Visual development takes place during the first several years of life. Children are learning to see the world around them.
It is estimated that about 80% of a child’s learning is based on vision. Good vision is not only necessary for a child to learn and read and advance academically, but also for appropriate development, behavior, self-esteem, and coordination.
Since younger children cannot visually express or verbalize their vision, and older children may not be aware enough to understand they have a visual problem, it is important to have any concerns evaluated by someone with special skills and knowledge in pediatric eye care.
Our Pediatric Ophthalmologist Lydia Bañuelos does surgery for crossed eyes (strabismus), wandering eyes, treatment of blocked tear ducts, and retinal problems and infections.
Signs your child may have a vision problem
If your child is displaying any of the following symptoms or behaviors, you may want to take them in to an eye doctor for a comprehensive exam
- Dislike or avoidance of reading
- Short attention span
- Poor coordination when throwing or catching a ball, copying from chalkboard, or tying their shoes
- Placing their head close to their books or sitting close to the TV
- Excessive blinking or eye rubbing
- Using finger or pencil to guide eyes
- Decreasing performance at school
Be sure to inform the Pediatric specialist if your child has failed a vision screening at school or during a visit to his or her pediatrician. Also please inform your specialist of any eye problems requiring vision correction, such as nearsightedness or farsightedness, lazy eye, or diseases.
Don’t leave your children’s health up to them, make sure they get a comprehensive exam
When should I take my child in for an eye exam
The American Optometric Association recommends that children have a comprehensive eye exam at six months, three years and five years of age. After that your child should have a comprehensive annual eye exam (or every 2 years if not vision correction is required).
Common Eye Conditions Among Children
Strabismus (Crossed eyes)
Pediatric Ophthalmology primarily focuses on childhood eye misalignment and disorders. Strabismus is a misalignment of the eye that effects nearly 3-5% of children. There are many forms of strabismus such as esotropia (one eye may be turned in) and exotropia (one eye may be turned out). Eye alignment usually is not steady until 4 months old. Strabismus can be treated with surgery, glasses, or exercises, depending on the degree of strabismus and the cause.
Amblyopia (Lazy Eye)
Amblyopia is the medical term for a loss of vision in an apparent healthy eye. Nearly 2-3% of children have amblyopia. If left untreated, it cannot be reversed later in life. There are three major forms of amblyopia:
- Amblyopia due to crossed eyes (strabismus)
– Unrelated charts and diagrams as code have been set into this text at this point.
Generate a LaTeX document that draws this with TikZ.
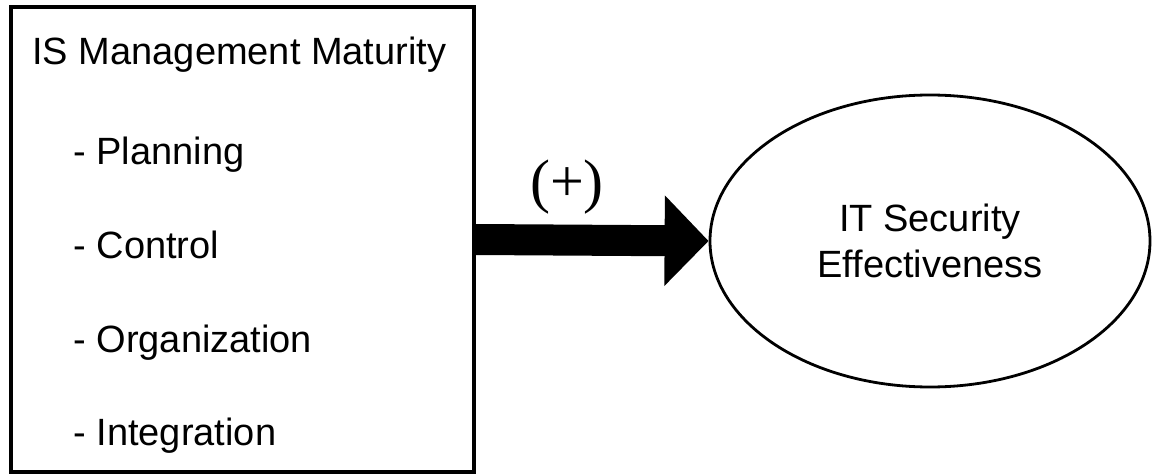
\documentclass[tikz,border=0pt]{standalone}
\usepackage{fontspec}
\setmainfont{Liberation Sans}
\newfontfamily\signfont{Liberation Serif}
\usepackage{tikz}
\usetikzlibrary{arrows.meta,shapes.geometric}
\tikzset{every node/.append style={font=\fontsize{19pt}{23pt}\selectfont}}

\begin{document}
\begin{tikzpicture}[x=0.5pt,y=-0.5pt,
    item/.style={anchor=base west,inner sep=0pt}]
  \useasboundingbox (0,0) rectangle (1152,476);
  \node[draw,line width=1.6pt,minimum width=231.5pt,minimum height=232.5pt,
    inner sep=0pt] (mgmt) at (242.5,239.5) {};
  \node[item] (title) at (32,65) {IS Management Maturity};
  \node[item] (plan) at (73,164) {- Planning};
  \node[item] (ctrl) at (73,258) {- Control};
  \node[item] (org) at (73,352) {- Organization};
  \node[item] (integ) at (73,445) {- Integration};
  \node[draw,ellipse,line width=1.4pt,minimum width=220pt,minimum height=146pt,
    inner sep=0pt,align=center] (eff) at (930,241) {IT Security\\Effectiveness};
  \draw[line width=15.5pt,-{Triangle[length=22pt,width=44pt]}] (mgmt.east) -- (eff.west);
  \node[font=\signfont\fontsize{30pt}{36pt}\selectfont,anchor=base,inner sep=0pt]
    (sign) at (567,201) {(+)};
\end{tikzpicture}
\end{document}
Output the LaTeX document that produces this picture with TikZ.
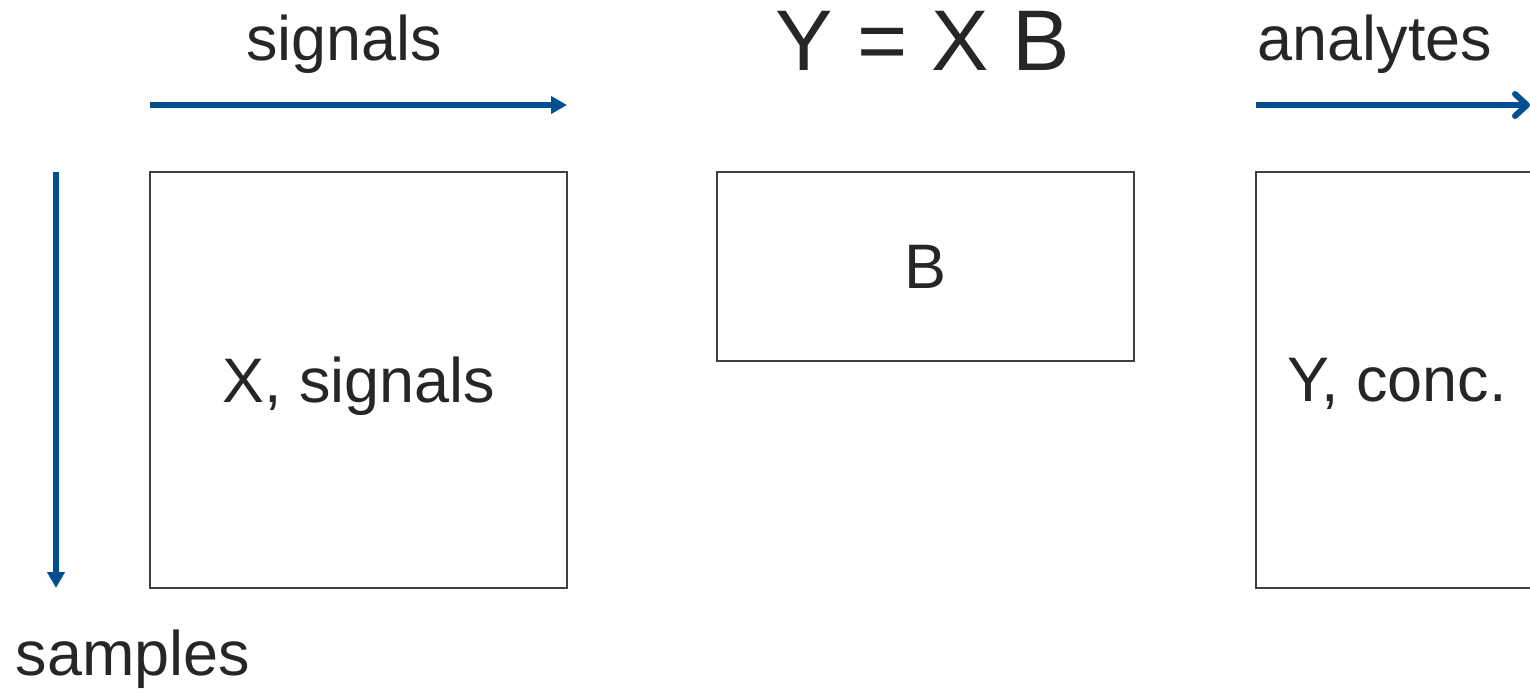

- Amblyopia due to refractive error (need for glasses)
- Amblyopia due to blockage of vision (for example, cataract or droopy eyelids)
Ideally, amblyopia should be treated before the child is 6-10 years old or the vision will be permanent. Treatment entails correcting the underlying problem and encouraging the child to use the lazy eye by wearing glasses and/or wearing a patch over the “good” eye or by instilling an eye drop to the good eye.
Blocked Tear Ducts
Many infants experience tearing due to blocked tear ducts. This will manifest as tearing, crusting, and discharge from the involved eye(s). In most cases, massages and time will allow the passage ways to open. In some cases, the ducts remain blocked, and a procedure to open the ducts can be preformed. Other diseases can present as tearing in a child as well, and examination by a pediatric ophthalmologist can help with making the right diagnosis and treatment plan.